As with all idolatry, the money god distracts us from what Paul calls our “undivided devotion to Christ” (see 1Cor. 7:35). Every scriptural principle grounds our use of money on faith in and obedience to God first. From the declaration that wealth comes only from the Lord (Deut. 8:18) to the parable of the rich young man called to give his possessions as an act that worship, to the discourse on giving in 2Cor. 8 and 9, we find that how we interact with money is a matter of freely receiving and freely giving – a matter of reveling in the gracious love of God that releases a gift of unfettered, abandoned generosity in return.

These verses are only a first step in solving the riddle of how much is enough. They don’t provide concrete measures to take, steps to follow, checklists to consult and complete. They don’t bind us in a moral straight jacket. They only invite us to an honest encounter with what goes on in our hearts, and to an unvarnished admission of where we are fearful, or grasping, or defensive, or spendthrifts. Of the times when we feel that pang when we sense the leading or know it is right to open our hands. Of the urge to judge others in their giving or spending. Of the lies that we tell ourselves and the justifications that we make that prevent us from generosity or integrity.

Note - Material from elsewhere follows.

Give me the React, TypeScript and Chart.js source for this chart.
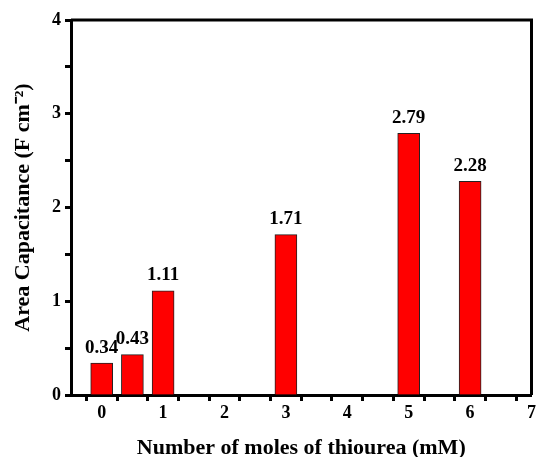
import React, { useEffect, useRef } from "react";
import { Chart, registerables } from "chart.js";

Chart.register(...registerables);

const moles = [0, 0.5, 1, 3, 5, 6];
const capacitance = [0.34, 0.43, 1.11, 1.71, 2.79, 2.28];
const xTitle = "Number of moles of thiourea (mM)";
const yTitle = "Area Capacitance (F cm\u207B\u00B2)";

const FONT = "'Liberation Serif', 'Times New Roman', serif";

const framePlugin = {
  id: "frame",
  afterDraw(chart: any) {
    const { ctx, chartArea } = chart;
    ctx.save();
    ctx.strokeStyle = "#000";
    ctx.lineWidth = 3;
    ctx.beginPath();
    ctx.moveTo(chartArea.left, chartArea.top);
    ctx.lineTo(chartArea.right, chartArea.top);
    ctx.lineTo(chartArea.right, chartArea.bottom);
    ctx.stroke();
    ctx.restore();
  },
};

const labelPlugin = {
  id: "barLabels",
  afterDatasetsDraw(chart: any) {
    const { ctx } = chart;
    const meta = chart.getDatasetMeta(0);
    ctx.save();
    ctx.font = `bold 19px ${FONT}`;
    ctx.fillStyle = "#000";
    ctx.textAlign = "center";
    ctx.textBaseline = "bottom";
    meta.data.forEach((el: any, i: number) => {
      ctx.fillText(capacitance[i].toFixed(2), el.x, el.y - 6);
    });
    ctx.restore();
  },
};

export default function App() {
  const ref = useRef<HTMLCanvasElement>(null);
  useEffect(() => {
    document.body.style.margin = "0";
    const chart = new Chart(ref.current!, {
      type: "bar",
      data: {
        datasets: [
          {
            data: moles.map((x, i) => ({ x, y: capacitance[i] })),
            backgroundColor: "#ff0000",
            borderColor: "#222",
            borderWidth: 1,
            barThickness: 22,
          },
        ],
      },
      options: {
        responsive: false,
        animation: false,
        layout: { padding: { top: 20, right: 3, left: 0, bottom: 0 } },
        plugins: { legend: { display: false }, tooltip: { enabled: false } },
        scales: {
          x: {
            type: "linear",
            min: -0.5,
            max: 7,
            offset: false,
            afterFit(scale: any) {
              scale.height = 62;
            },
            ticks: {
              stepSize: 0.5,
              autoSkip: false,
              maxRotation: 0,
              color: "#000",
              padding: 2,
              font: { family: FONT, size: 18, weight: "bold" },
              callback: (v: any) => (Number.isInteger(v) ? String(v) : ""),
            },
            grid: {
              drawOnChartArea: false,
              drawTicks: true,
              tickLength: 6,
              tickWidth: 3,
              tickColor: "#000",
            },
            border: { display: true, width: 3, color: "#000" },
            title: {
              display: true,
              text: xTitle,
              color: "#000",
              font: { family: FONT, size: 22, weight: "bold" },
              padding: { top: 0, bottom: -5 },
            },
          },
          y: {
            min: 0,
            max: 4,
            afterFit(scale: any) {
              scale.width = 71;
            },
            ticks: {
              stepSize: 0.5,
              autoSkip: false,
              color: "#000",
              padding: 4,
              font: { family: FONT, size: 18, weight: "bold" },
              callback: (v: any) => (Number.isInteger(v) ? String(v) : ""),
            },
            grid: {
              drawOnChartArea: false,
              drawTicks: true,
              tickLength: 6,
              tickWidth: 3,
              tickColor: "#000",
            },
            border: { display: true, width: 3, color: "#000" },
            title: {
              display: true,
              text: yTitle,
              color: "#000",
              font: { family: FONT, size: 22, weight: "bold" },
              padding: { top: 10, bottom: 0 },
            },
          },
        },
      } as any,
      plugins: [framePlugin, labelPlugin],
    });
    return () => chart.destroy();
  }, []);
  return <canvas ref={ref} width={538} height={457} />;
}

But the revelation of our money-worship, however it manifests itself, is not meant to carry us to a despairing end. Because into the midst of our grasping self-love and self-protection comes the Father’s greatest offering, his divine Son, foregoing the riches of glory for the poverty of incarnation so that we might be truly wealthy – not in or for ourselves, but for his kingdom and for a world that does not know its own infinite need for his infinite intimate love.

The intersection of seeing ourselves for what we are and the Lord for who he is releases us to live in the glorious liberty that we have as children who bear his nature and character.

Can there be anything better than being reflections of such goodness?